DFS Cites “Emergency” Texas Immigration Detention Centers Proposal

The move to allow immigration detention centers to become licensed child care facilities stems from what state officials label as an “emergency”. Last summer, a federal judge ruled that immigration detention centers that detain entire families violates a previous settlement the government reached with immigration rights groups. The settlement prevents ICE from holding children in facilities that do not accommodate their needs. In response, DFS officials proposed creating a new category of child care license custom-made for the detention facilities.

Judge Overrules Texas Immigration Detention Centers “Emergency”

DFS officials sought to fast-track the proposal, which would allow the agency to avoid a public comment period on the merits of the move. Last month, a state district judge in Austin ruled that the “emergency” to license the immigration detention centers did not exist and required the agency to accept public comments on the proposal. The agency agreed to accept public comments on the proposal until mid-December.

Critics: Texas Immigration Detention Centers Fails to Meet “Minimum Standards”

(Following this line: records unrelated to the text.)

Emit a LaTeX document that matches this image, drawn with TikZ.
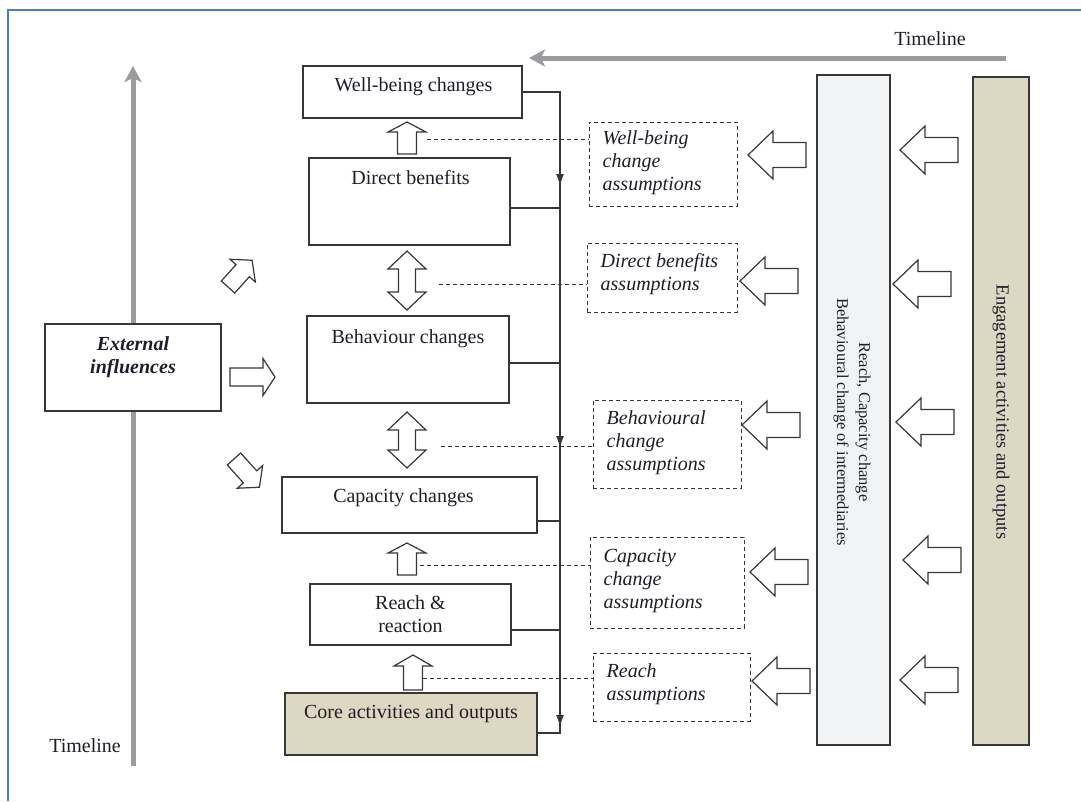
\documentclass[tikz,border=0pt]{standalone}
\usepackage{fontspec}
\setmainfont{Liberation Serif}
\usetikzlibrary{arrows.meta,calc,fit}

\definecolor{frameblue}{RGB}{74,126,193}
\definecolor{tanfill}{RGB}{221,216,195}
\definecolor{barfill}{RGB}{242,243,245}
\definecolor{timegray}{RGB}{155,155,160}
\definecolor{edge}{RGB}{55,55,55}
\definecolor{ink}{RGB}{30,30,40}

\newcommand\boxfont{\fontsize{20}{23}\selectfont}
\newcommand\assumfont{\fontsize{20}{23}\selectfont\itshape}
\newcommand\interfont{\fontsize{16.5}{22}\selectfont}
\newcommand\engagefont{\fontsize{18.5}{22}\selectfont}

\tikzset{
  box/.style={draw=edge, line width=1.3pt, inner sep=0pt},
  tanbox/.style={box, fill=tanfill},
  abox/.style={draw=edge, line width=1pt, dash pattern=on 4pt off 3pt, inner sep=0pt},
  btext/.style={font=\boxfont, text=ink, inner sep=0pt, align=center},
  atext/.style={font=\assumfont, text=ink, inner sep=0pt, align=left},
  link/.style={draw=edge, line width=1.2pt},
  dashline/.style={draw=edge, line width=1pt, dash pattern=on 4pt off 3pt},
  timeline/.style={draw=timegray, line width=5pt, -{Stealth[length=16pt,width=17pt,inset=4pt]}},
  blk/.style={draw=edge, line width=1.2pt, fill=white, line join=miter},
  pics/blockarrow/.style n args={4}{code={
    \draw[blk] (0,-#2) -- ({#1-#4},-#2) -- ({#1-#4},-#3) -- (#1,0)
      -- ({#1-#4},#3) -- ({#1-#4},#2) -- (0,#2) -- cycle;}},
  pics/dblarrow/.style n args={4}{code={
    \draw[blk] (0,0) -- (#4,-#3) -- (#4,-#2) -- ({#1-#4},-#2) -- ({#1-#4},-#3)
      -- (#1,0) -- ({#1-#4},#3) -- ({#1-#4},#2) -- (#4,#2) -- (#4,#3) -- cycle;}},
}

\begin{document}
\begin{tikzpicture}[x=1pt,y=-1pt]
\useasboundingbox (0,0) rectangle (1081,801);

% frame edges
\draw[frameblue, line width=2pt] (8,801) -- (8,10) -- (1081,10);

% timelines
\coordinate (tlRightStart) at (1006,58);
\coordinate (tlRightEnd) at (529,58);
\coordinate (tlLeftStart) at (133,766);
\coordinate (tlLeftEnd) at (133,66);
\draw[timeline] (tlRightStart) -- (tlRightEnd);
\draw[timeline] (tlLeftStart) -- (tlLeftEnd);
\node[btext, anchor=base] (tlTop) at (930,45) {Timeline};
\node[btext, anchor=base] (tlBottom) at (85,752) {Timeline};

% external influences
\node[box, fill=white, fit={(45,324)(221,411)}] (ext) {};
\node[btext, font=\boxfont\bfseries\itshape, anchor=north] (extT) at ($(ext.north)+(0,13)$) {External\\influences};

% results chain
\node[box, fit={(303,66)(522,118)}] (well) {};
\node[box, fit={(309,158)(510,245)}] (direct) {};
\node[box, fit={(307,316)(509,403)}] (behav) {};
\node[box, fit={(282,477)(537,533)}] (capac) {};
\node[box, fit={(310,584)(511,645)}] (reach) {};
\node[tanbox, fit={(285,693)(537,755)}] (core) {};

\node[btext, anchor=base] (wellT) at ($(well.north)+(1,26)$) {Well-being changes};
\node[btext, anchor=base] (directT) at ($(direct.north)+(1,27)$) {Direct benefits};
\node[btext, anchor=base] (behavT) at ($(behav.north)+(0,28)$) {Behaviour changes};
\node[btext, anchor=base] (capacT) at ($(capac.north)+(-6,26)$) {Capacity changes};
\node[btext, anchor=north] (reachT) at ($(reach.north)+(0,12)$) {Reach \&\\reaction};
\node[btext, anchor=base] (coreT) at ($(core.north)+(0,26)$) {Core activities and outputs};

% feedback bus on the right of the chain
\coordinate (busTop) at (560,92);
\coordinate (busBot) at (560,733);
\draw[link] (well.east) -- (busTop) -- (busBot) -- (core.east |- busBot);
\coordinate (s2) at (0,208);
\coordinate (s3) at (0,363);
\coordinate (s4) at (0,521);
\coordinate (s5) at (0,630);
\draw[link] (s2 -| direct.east) -- (s2 -| busTop);
\draw[link] (s3 -| behav.east) -- (s3 -| busTop);
\draw[link] (s4 -| capac.east) -- (s4 -| busTop);
\draw[link] (s5 -| reach.east) -- (s5 -| busTop);
\foreach \ya/\yb in {160/186, 420/448, 700/727}
  \draw[link, -{Latex[length=12pt,width=8pt]}] (560,\ya) -- (560,\yb);

% arrows between chain steps
\pic[rotate=90] at (407,154) {blockarrow={32}{9.5}{19}{10}};
\pic[rotate=90] at (407,310) {dblarrow={59}{8.5}{19}{18}};
\pic[rotate=90] at (407,468) {dblarrow={56}{8.5}{19}{18}};
\pic[rotate=90] at (407,575) {blockarrow={32}{9.5}{19}{10}};
\pic[rotate=90] at (413,690) {blockarrow={35}{9.5}{19}{11}};

% arrows from external influences
\pic[rotate=48] at (228,287) {blockarrow={36}{9}{17}{14}};
\pic at (230,377) {blockarrow={45}{9}{18.5}{12}};
\pic[rotate=-48] at (234,459) {blockarrow={38}{9}{17}{14}};

% assumptions
\node[abox, fit={(589,122)(737,206)}] (a1) {};
\node[abox, fit={(587,243)(737,312)}] (a2) {};
\node[abox, fit={(593,400)(741,488)}] (a3) {};
\node[abox, fit={(590,537)(744,628)}] (a4) {};
\node[abox, fit={(593,653)(750,721)}] (a5) {};
\node[atext, anchor=west] (a1T) at ($(a1.west)+(14,-1)$) {Well-being\\change\\assumptions};
\node[atext, anchor=west] (a2T) at ($(a2.west)+(14,-3)$) {Direct benefits\\assumptions};
\node[atext, anchor=west] (a3T) at ($(a3.west)+(14,-1)$) {Behavioural\\change\\assumptions};
\node[atext, anchor=west] (a4T) at ($(a4.west)+(14,-2)$) {Capacity\\change\\assumptions};
\node[atext, anchor=west] (a5T) at ($(a5.west)+(14,-3)$) {Reach\\assumptions};

\coordinate (d1) at (427,139);
\coordinate (d2) at (439,284);
\coordinate (d3) at (441,446);
\coordinate (d4) at (420,565);
\coordinate (d5) at (423,678);
\draw[dashline] (d1) -- (d1 -| a1.west);
\draw[dashline] (d2) -- (d2 -| a2.west);
\draw[dashline] (d3) -- (d3 -| a3.west);
\draw[dashline] (d4) -- (d4 -| a4.west);
\draw[dashline] (d5) -- (d5 -| a5.west);

% intermediaries and engagement bars
\node[box, fill=barfill, fit={(817,75)(890,745)}] (inter) {};
\node[tanbox, fit={(973,77)(1029,745)}] (engage) {};
\node[btext, font=\interfont, rotate=-90] (interT) at (852,422) {Reach, Capacity change\\Behavioural change of intermediaries};
\node[btext, font=\engagefont, rotate=-90] (engageT) at (1001,412) {Engagement activities and outputs};

% arrows feeding the assumptions
\foreach \xt/\yt in {806/155, 798/281, 800/425, 808/572, 810/681}
  \pic[rotate=180] at (\xt,\yt) {blockarrow={58}{12.5}{24}{25}};
\foreach \xt/\yt in {958/150, 951/284, 954/422, 961/560, 958/680}
  \pic[rotate=180] at (\xt,\yt) {blockarrow={58}{12.5}{24}{25}};

\end{tikzpicture}
\end{document}
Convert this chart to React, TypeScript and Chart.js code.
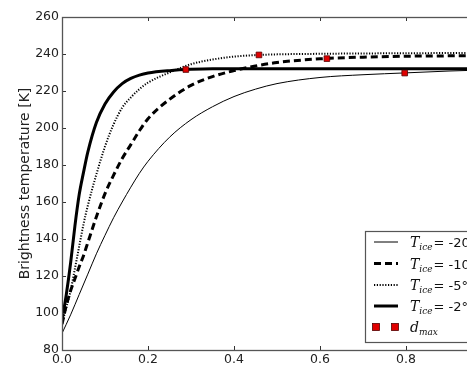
import React, { useEffect, useRef } from "react";
import { Chart, registerables } from "chart.js";
Chart.register(...registerables);

// T_ice = -20 °C (thin solid)
const thinX = [0, 0.02, 0.04, 0.06, 0.08, 0.1, 0.12, 0.14, 0.16, 0.18, 0.2, 0.25, 0.3, 0.35, 0.4, 0.45, 0.5, 0.6, 0.7, 0.8, 0.9, 1.0];
const thinY = [89, 99, 110, 121, 132, 142, 151.5, 160, 168, 175.5, 182, 195, 204.5, 211.5, 217, 221, 224, 227.3, 228.8, 229.8, 230.8, 231.5];
// T_ice = -10 °C (dashed)
const dashedX = [0, 0.01, 0.02, 0.03, 0.04, 0.05, 0.06, 0.08, 0.1, 0.12, 0.14, 0.16, 0.18, 0.2, 0.25, 0.3, 0.35, 0.4, 0.45, 0.5, 0.6, 0.7, 0.8, 0.9, 1.0];
const dashedY = [94, 104, 112, 118.5, 125, 131, 138, 152, 164.5, 174.5, 183.5, 191, 198.5, 205, 215.5, 223, 227.8, 231, 233.5, 235.4, 237.4, 238.3, 238.8, 239, 239.2];
// T_ice = -5 °C (dotted)
const dottedX = [0, 0.01, 0.02, 0.03, 0.04, 0.05, 0.06, 0.08, 0.1, 0.12, 0.14, 0.16, 0.18, 0.2, 0.25, 0.3, 0.35, 0.4, 0.45, 0.5, 0.6, 0.7, 0.8, 0.9, 1.0];
const dottedY = [94, 103, 112, 124, 136, 148, 158, 175, 190, 202, 211, 216.5, 221, 224.5, 230, 234.5, 237, 238.6, 239.4, 239.8, 240.1, 240.3, 240.4, 240.5, 240.5];
// T_ice = -2 °C (thick solid)
const thickX = [0, 0.01, 0.02, 0.03, 0.04, 0.05, 0.06, 0.08, 0.1, 0.12, 0.14, 0.16, 0.18, 0.2, 0.25, 0.3, 0.35, 0.4, 0.5, 0.6, 0.7, 0.8, 0.9, 1.0];
const thickY = [96, 110, 127, 147, 164, 176, 187, 203, 213, 219.5, 224, 226.8, 228.6, 229.7, 231, 231.7, 232, 232, 232, 232, 232, 232, 232, 232];
// d_max markers
const dmaxX = [0.288, 0.458, 0.616, 0.797];
const dmaxY = [231.6, 239.5, 237.5, 229.7];

const tempLabels = ["-20", "-10", "-5", "-2"];
const yTicks = [80, 100, 120, 140, 160, 180, 200, 220, 240, 260];
const xTicks = [0, 0.2, 0.4, 0.6, 0.8, 1.0];

const pts = (xs: number[], ys: number[]) => xs.map((x, i) => ({ x, y: ys[i] }));

const lineStyles = [
  { width: 1, dash: [] as number[] },
  { width: 3, dash: [7, 4] },
  { width: 2, dash: [1.2, 1.6] },
  { width: 3, dash: [] as number[] },
];

const framePlugin = {
  id: "frame",
  afterDatasetsDraw(chart: any) {
    const { ctx, chartArea: a, scales } = chart;
    ctx.save();
    ctx.strokeStyle = "#333";
    ctx.lineWidth = 1;
    const tl = 4;
    ctx.beginPath();
    for (const v of xTicks) {
      const px = Math.round(scales.x.getPixelForValue(v)) + 0.5;
      ctx.moveTo(px, a.bottom);
      ctx.lineTo(px, a.bottom - tl);
      ctx.moveTo(px, a.top);
      ctx.lineTo(px, a.top + tl);
    }
    for (const v of yTicks) {
      const py = Math.round(scales.y.getPixelForValue(v)) + 0.5;
      ctx.moveTo(a.left, py);
      ctx.lineTo(a.left + tl, py);
      ctx.moveTo(a.right, py);
      ctx.lineTo(a.right - tl, py);
    }
    ctx.stroke();
    ctx.strokeStyle = "#555";
    ctx.lineWidth = 1.3;
    ctx.strokeRect(Math.round(a.left) + 0.5, Math.round(a.top) + 0.5, Math.round(a.right - a.left), Math.round(a.bottom - a.top));
    ctx.restore();
  },
  afterDraw(chart: any) {
    const { ctx } = chart;
    const bx = 365, by = 231, bw = 200, bh = 111;
    ctx.save();
    ctx.fillStyle = "#fff";
    ctx.fillRect(bx, by, bw, bh);
    ctx.strokeStyle = "#555";
    ctx.lineWidth = 1.2;
    ctx.strokeRect(bx + 0.5, by + 0.5, bw, bh);
    const rowY = [242, 263.5, 285, 306, 327];
    ctx.textBaseline = "alphabetic";
    ctx.fillStyle = "#111";
    for (let i = 0; i < 4; i++) {
      const y = rowY[i];
      const st = lineStyles[i];
      ctx.beginPath();
      ctx.strokeStyle = "#000";
      ctx.lineWidth = st.width;
      ctx.setLineDash(st.dash);
      ctx.moveTo(374, y);
      ctx.lineTo(398, y);
      ctx.stroke();
      ctx.setLineDash([]);
      let tx = 410;
      ctx.font = "italic 14px 'DejaVu Serif'";
      ctx.fillText("T", tx, y + 5);
      tx += ctx.measureText("T").width;
      ctx.font = "italic 9px 'DejaVu Serif'";
      ctx.fillText("ice", tx, y + 8);
      tx += ctx.measureText("ice").width + 1;
      ctx.font = "13px 'DejaVu Sans'";
      ctx.fillText("= " + tempLabels[i] + "°C", tx, y + 5);
    }
    const y5 = rowY[4];
    for (const mx of [376, 395]) {
      ctx.fillStyle = "#e00000";
      ctx.fillRect(mx - 3.5, y5 - 3.5, 7, 7);
      ctx.strokeStyle = "#500";
      ctx.lineWidth = 0.8;
      ctx.strokeRect(mx - 3.5, y5 - 3.5, 7, 7);
    }
    ctx.fillStyle = "#111";
    let tx = 410;
    ctx.font = "italic 14px 'DejaVu Serif'";
    ctx.fillText("d", tx, y5 + 5);
    tx += ctx.measureText("d").width;
    ctx.font = "italic 9px 'DejaVu Serif'";
    ctx.fillText("max", tx, y5 + 8);
    ctx.restore();
  },
};

export default function App() {
  const ref = useRef<HTMLCanvasElement | null>(null);
  useEffect(() => {
    if (!ref.current) return;
    const mk = (label: string, xs: number[], ys: number[], i: number) => ({
      label,
      data: pts(xs, ys),
      borderColor: "#000",
      borderWidth: lineStyles[i].width,
      borderDash: lineStyles[i].dash,
      borderCapStyle: "butt",
      pointRadius: 0,
      fill: false,
      cubicInterpolationMode: "monotone",
    });
    const chart = new Chart(ref.current, {
      type: "line",
      data: {
        datasets: [
          {
            label: "d_max",
            data: pts(dmaxX, dmaxY),
            showLine: false,
            pointStyle: "rect",
            pointRadius: 4,
            pointBackgroundColor: "#e00000",
            pointBorderColor: "#500",
            pointBorderWidth: 0.8,
          } as any,
          mk("T_ice = -20", thinX, thinY, 0),
          mk("T_ice = -10", dashedX, dashedY, 1),
          mk("T_ice = -5", dottedX, dottedY, 2),
          mk("T_ice = -2", thickX, thickY, 3),
        ],
      },
      options: {
        animation: false,
        responsive: false,
        layout: { padding: { left: 0, top: 17, right: 68, bottom: 0 } },
        plugins: { legend: { display: false }, tooltip: { enabled: false } },
        scales: {
          x: {
            type: "linear",
            min: 0,
            max: 1,
            grid: { display: false, drawTicks: false, tickLength: 0 },
            border: { display: false },
            afterBuildTicks: (s: any) => { s.ticks = xTicks.map((v) => ({ value: v })); },
            afterFit: (s: any) => { s.height = 18; },
            ticks: {
              padding: 2,
              color: "#222",
              font: { family: "'DejaVu Sans'", size: 12.5 },
              callback: (v: any) => Number(v).toFixed(1),
            },
          },
          y: {
            type: "linear",
            min: 80,
            max: 260,
            grid: { display: false, drawTicks: false, tickLength: 0 },
            border: { display: false },
            afterBuildTicks: (s: any) => { s.ticks = yTicks.map((v) => ({ value: v })); },
            afterFit: (s: any) => { s.width = 62; },
            title: {
              display: true,
              text: "Brightness temperature [K]",
              color: "#222",
              font: { family: "'DejaVu Sans'", size: 14 },
              padding: { top: 16.5, bottom: 0 },
            },
            ticks: {
              padding: 3,
              color: "#222",
              font: { family: "'DejaVu Sans'", size: 12.5 },
            },
          },
        },
      },
      plugins: [framePlugin],
    } as any);
    return () => chart.destroy();
  }, []);
  return (
    <div style={{ position: "fixed", left: 0, top: 0, width: 467, height: 368, overflow: "hidden", background: "#fff" }}>
      <canvas ref={ref} width={560} height={368} style={{ display: "block" }} />
    </div>
  );
}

Some critics of the proposal to license immigration detention centers as child care facilities claim that DFS and other state officials attempted to bypass the public. Luis Zayas, dean of the school of social work at the University of Texas at Austin, told a reporter that the plan would lower the “minimum standards” required for licensing child care facilities. He said that granting a license to immigration detention centers would violate those standards, such as not allowing children and unrelated adults in the same sleeping area.